"""

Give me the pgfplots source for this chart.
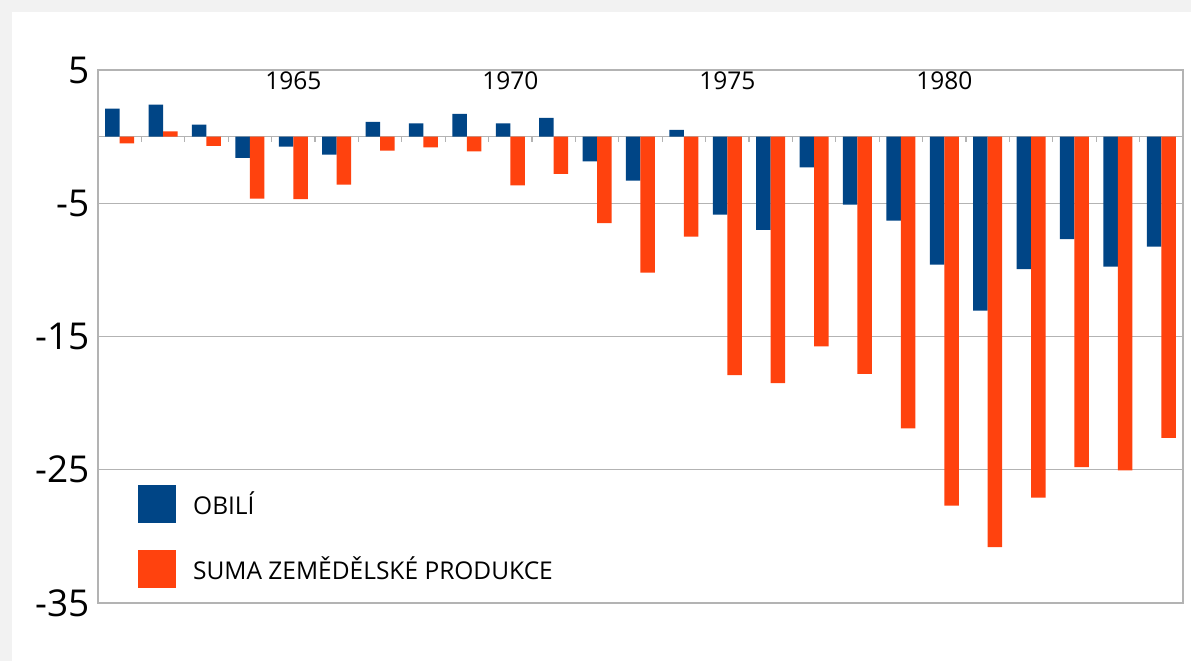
\documentclass[border=0pt]{standalone}
\usepackage{pgfplots}
\pgfplotsset{compat=1.18}
\usepackage{fontspec}
\setmainfont{Open Sans}
\definecolor{cblue}{HTML}{004586}
\definecolor{corange}{HTML}{FF420E}
\definecolor{cgrid}{HTML}{B3B3B3}
\definecolor{cbg}{HTML}{F2F2F2}
\pgfplotstableread{
x obili suma
0 2.1 -0.5
1 2.4 0.4
2 0.9 -0.7
3 -1.6 -4.65
4 -0.75 -4.7
5 -1.35 -3.6
6 1.1 -1.05
7 1.0 -0.8
8 1.7 -1.1
9 1.0 -3.65
10 1.4 -2.8
11 -1.85 -6.5
12 -3.3 -10.2
13 0.5 -7.5
14 -5.85 -17.9
15 -7.0 -18.5
16 -2.3 -15.75
17 -5.1 -17.8
18 -6.3 -21.9
19 -9.6 -27.7
20 -13.05 -30.8
21 -9.95 -27.1
22 -7.7 -24.8
23 -9.75 -25.05
24 -8.25 -22.6
}\datatable
\begin{document}
\begin{tikzpicture}
\fill[cbg] (0,0) rectangle (1191pt,661pt);
\fill[white] (12pt,0) rectangle (1191pt,649pt);
\begin{axis}[
  at={(98pt,58pt)}, anchor=south west,
  scale only axis, width=1085pt, height=533pt,
  ybar=0pt, bar width=14.5pt,
  xmin=-0.5, xmax=24.5, ymin=-35, ymax=5,
  ytick={-35,-25,-15,-5,5},
  yticklabels={-35,-25,-15,-5,5},
  yticklabel style={font=\fontsize{37}{37}\selectfont, xshift=-5pt},
  ymajorgrids, grid style={cgrid, line width=1.3pt},
  major tick length=4pt,
  ytick style={cgrid, line width=1.3pt},
  xtick={4,9,14,19},
  xticklabels={1965,1970,1975,1980},
  xticklabel pos=upper,
  xtick style={draw=none},
  xticklabel style={font=\fontsize{24.5}{24.5}\selectfont, anchor=north, yshift=-2pt},
  axis line style={cgrid, line width=1.5pt},
  legend style={draw=none, fill=none, at={(axis description cs:0,0)}, anchor=south west,
    xshift=40pt, yshift=15pt, row sep=27pt, column sep=17pt, inner sep=0pt,
    nodes={inner sep=0pt},
    font=\fontsize{24.5}{24.5}\selectfont, legend cell align=left},
  legend image code/.code={\fill[#1] (0pt,-19pt) rectangle (38pt,19pt);},
  clip=false,
]
\draw[cgrid, line width=1.3pt] (axis cs:-0.5,0) -- (axis cs:24.5,0);
\pgfplotsinvokeforeach{0,...,24}{\draw[cgrid, line width=1.2pt] (axis cs:#1+0.5,0) -- ([yshift=-5pt]axis cs:#1+0.5,0);}
\addplot[fill=cblue, draw=none] table[x=x, y=obili] {\datatable};
\addplot[fill=corange, draw=none] table[x=x, y=suma] {\datatable};
\legend{OBILÍ, SUMA ZEMĚDĚLSKÉ PRODUKCE}
\end{axis}
\end{tikzpicture}
\end{document}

"""

§ REQUIREMENT
Retype the whole listing exactly and leave the pictures out.

§ FINISHED ANSWER
Give me the pgfplots source for this chart.
\documentclass[border=0pt]{standalone}
\usepackage{pgfplots}
\pgfplotsset{compat=1.18}
\usepackage{fontspec}
\setmainfont{Open Sans}
\definecolor{cblue}{HTML}{004586}
\definecolor{corange}{HTML}{FF420E}
\definecolor{cgrid}{HTML}{B3B3B3}
\definecolor{cbg}{HTML}{F2F2F2}
\pgfplotstableread{
x obili suma
0 2.1 -0.5
1 2.4 0.4
2 0.9 -0.7
3 -1.6 -4.65
4 -0.75 -4.7
5 -1.35 -3.6
6 1.1 -1.05
7 1.0 -0.8
8 1.7 -1.1
9 1.0 -3.65
10 1.4 -2.8
11 -1.85 -6.5
12 -3.3 -10.2
13 0.5 -7.5
14 -5.85 -17.9
15 -7.0 -18.5
16 -2.3 -15.75
17 -5.1 -17.8
18 -6.3 -21.9
19 -9.6 -27.7
20 -13.05 -30.8
21 -9.95 -27.1
22 -7.7 -24.8
23 -9.75 -25.05
24 -8.25 -22.6
}\datatable
\begin{document}
\begin{tikzpicture}
\fill[cbg] (0,0) rectangle (1191pt,661pt);
\fill[white] (12pt,0) rectangle (1191pt,649pt);
\begin{axis}[
  at={(98pt,58pt)}, anchor=south west,
  scale only axis, width=1085pt, height=533pt,
  ybar=0pt, bar width=14.5pt,
  xmin=-0.5, xmax=24.5, ymin=-35, ymax=5,
  ytick={-35,-25,-15,-5,5},
  yticklabels={-35,-25,-15,-5,5},
  yticklabel style={font=\fontsize{37}{37}\selectfont, xshift=-5pt},
  ymajorgrids, grid style={cgrid, line width=1.3pt},
  major tick length=4pt,
  ytick style={cgrid, line width=1.3pt},
  xtick={4,9,14,19},
  xticklabels={1965,1970,1975,1980},
  xticklabel pos=upper,
  xtick style={draw=none},
  xticklabel style={font=\fontsize{24.5}{24.5}\selectfont, anchor=north, yshift=-2pt},
  axis line style={cgrid, line width=1.5pt},
  legend style={draw=none, fill=none, at={(axis description cs:0,0)}, anchor=south west,
    xshift=40pt, yshift=15pt, row sep=27pt, column sep=17pt, inner sep=0pt,
    nodes={inner sep=0pt},
    font=\fontsize{24.5}{24.5}\selectfont, legend cell align=left},
  legend image code/.code={\fill[#1] (0pt,-19pt) rectangle (38pt,19pt);},
  clip=false,
]
\draw[cgrid, line width=1.3pt] (axis cs:-0.5,0) -- (axis cs:24.5,0);
\pgfplotsinvokeforeach{0,...,24}{\draw[cgrid, line width=1.2pt] (axis cs:#1+0.5,0) -- ([yshift=-5pt]axis cs:#1+0.5,0);}
\addplot[fill=cblue, draw=none] table[x=x, y=obili] {\datatable};
\addplot[fill=corange, draw=none] table[x=x, y=suma] {\datatable};
\legend{OBILÍ, SUMA ZEMĚDĚLSKÉ PRODUKCE}
\end{axis}
\end{tikzpicture}
\end{document}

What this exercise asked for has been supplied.